Al ver que las constantes vitales coincidían con las cifras que R. J. había anotado en la casa, antes de que llegara la ambulancia, soltó un gruñido. R. J. asintió.
—Está en shock.
Cubrieron a Sarah con varias mantas y le pusieron los pies en alto. El rostro de Sarah, tras la gris mascarilla de oxígeno que le cubría boca y nariz, tenía el color del pergamino.
Por primera vez en muchísimo tiempo, R. J. hizo un intento para que cada célula de su ser se pusiera en contacto directo con Dios.
«Por favor —rezó—. Por favor, quiero a esta niña».
«Por favor. Por favor, por favor, por favor. Necesito a esta muchacha limpia y de piernas largas, a esta muchacha divertida y hermosa, a esta posible hija. La necesito».

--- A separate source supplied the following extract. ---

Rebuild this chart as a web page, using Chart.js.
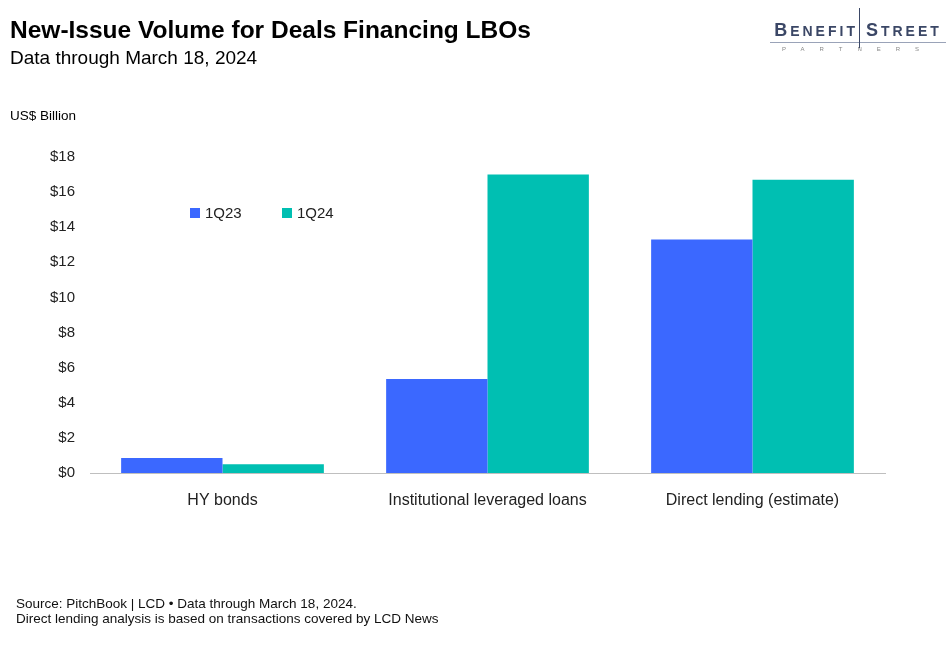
<!DOCTYPE html>
<html>
<head>
<meta charset="utf-8">
<script src="https://cdn.jsdelivr.net/npm/chart.js@4"></script>
<style>
    body { margin: 0; background: #fff; font-family: "Liberation Sans", Arial, sans-serif; }
    #wrap { position: relative; width: 950px; height: 651px; overflow: hidden; }
    #chart { position: absolute; left: 0; top: 0; }
    .title { position: absolute; left: 10px; top: 16px; font-size: 24.5px; font-weight: bold; color: #000; }
    .subtitle { position: absolute; left: 10px; top: 47px; font-size: 19px; color: #000; }
    .unit { position: absolute; left: 10px; top: 108px; font-size: 13.5px; color: #000; }
    .source { position: absolute; left: 16px; top: 596px; font-size: 13.5px; line-height: 15px; color: #111; }
    .logo { position: absolute; left: 770px; top: 20px; width: 176px; text-align: center; color: #3b4766; }
    .logo .name { font-size: 18px; font-weight: bold; letter-spacing: 3px; line-height: 20px; }
    .logo .name small { font-size: 14px; }
    .logo .rule { height: 1px; background: #9aa3b8; margin: 1px 0 3px; }
    .logo .sub { font-size: 6px; letter-spacing: 15px; color: #888; }
    .logo .pole { position: absolute; left: 89px; top: -12px; width: 1px; height: 40px; background: #3b4766; }
</style>
</head>
<body>
<div id="wrap">
    <canvas id="chart" width="950" height="651"></canvas>
    <div class="title">New-Issue Volume for Deals Financing LBOs</div>
    <div class="subtitle">Data through March 18, 2024</div>
    <div class="unit">US$ Billion</div>
    <div class="logo">
        <div class="pole"></div>
        <div class="name">B<small>ENEFIT</small>&nbsp;S<small>TREET</small></div>
        <div class="rule"></div>
        <div class="sub">PARTNERS</div>
    </div>
    <div class="source">Source: PitchBook | LCD • Data through March 18, 2024.<br>Direct lending analysis is based on transactions covered by LCD News</div>
</div>
<script>
// Chart data
const categories = ['HY bonds', 'Institutional leveraged loans', 'Direct lending (estimate)'];
const series_1q23 = [0.85, 5.35, 13.3];
const series_1q24 = [0.5, 17.0, 16.7];
const yTicks = [0, 2, 4, 6, 8, 10, 12, 14, 16, 18];

// Legend drawn inside the plot area
const inlineLegend = {
    id: 'inlineLegend',
    afterDraw(chart) {
        const ctx = chart.ctx;
        const spots = [{ x: 190, y: 213 }, { x: 282, y: 213 }];
        ctx.save();
        ctx.font = '15px "Liberation Sans", Arial, sans-serif';
        ctx.textBaseline = 'middle';
        chart.data.datasets.forEach((ds, i) => {
            const p = spots[i];
            ctx.fillStyle = ds.backgroundColor;
            ctx.fillRect(p.x, p.y - 5, 10, 10);
            ctx.fillStyle = '#222';
            ctx.fillText(ds.label, p.x + 15, p.y + 1);
        });
        ctx.restore();
    }
};

new Chart(document.getElementById('chart'), {
    type: 'bar',
    data: {
        labels: categories,
        datasets: [{
            label: '1Q23',
            data: series_1q23,
            backgroundColor: '#3b68ff',
            barPercentage: 1,
            categoryPercentage: 0.765
        }, {
            label: '1Q24',
            data: series_1q24,
            backgroundColor: '#00bfb2',
            barPercentage: 1,
            categoryPercentage: 0.765
        }]
    },
    options: {
        responsive: false,
        animation: false,
        layout: {
            padding: { left: 0, right: 65, top: 157, bottom: 138 }
        },
        scales: {
            x: {
                grid: { display: false },
                border: { display: true, color: '#bfbfbf', width: 1 },
                ticks: {
                    color: '#222',
                    padding: 10,
                    font: { family: '"Liberation Sans", Arial, sans-serif', size: 16 }
                },
                afterFit(scale) { scale.height = 40; }
            },
            y: {
                min: 0,
                max: 18,
                grid: { display: false },
                border: { display: false },
                afterBuildTicks(scale) {
                    scale.ticks = yTicks.map(v => ({ value: v }));
                },
                ticks: {
                    color: '#222',
                    padding: 7,
                    font: { family: '"Liberation Sans", Arial, sans-serif', size: 15 },
                    callback: value => '$' + value
                },
                afterFit(scale) { scale.width = 90; }
            }
        },
        plugins: {
            legend: { display: false },
            tooltip: { enabled: false }
        }
    },
    plugins: [inlineLegend]
});
</script>
</body>
</html>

Con un esfuerzo de voluntad cogió las manos de la joven entre las suyas. Notó cómo escapaba la arena del reloj, grano a grano, y ya no pudo soltarlas.
No podía hacer nada para impedirlo, para evitar lo que estaba ocurriendo. Sólo pudo afanarse con el aparato de oxígeno para asegurarse de que servía su mezcla más rica y pedirle a Will que se comunicara por radio con el hospital para que se prepararan a administrar una transfusión de sangre.
Cuando la ambulancia de Woodfield llegó a urgencias, las enfermeras que estaban esperándola abrieron la portezuela y quedaron confusas y desconcertadas ante la imagen de una R. J. incapaz de soltarle las manos a Sarah. Era la primera vez que veían llegar una ambulancia con un médico tan afectado.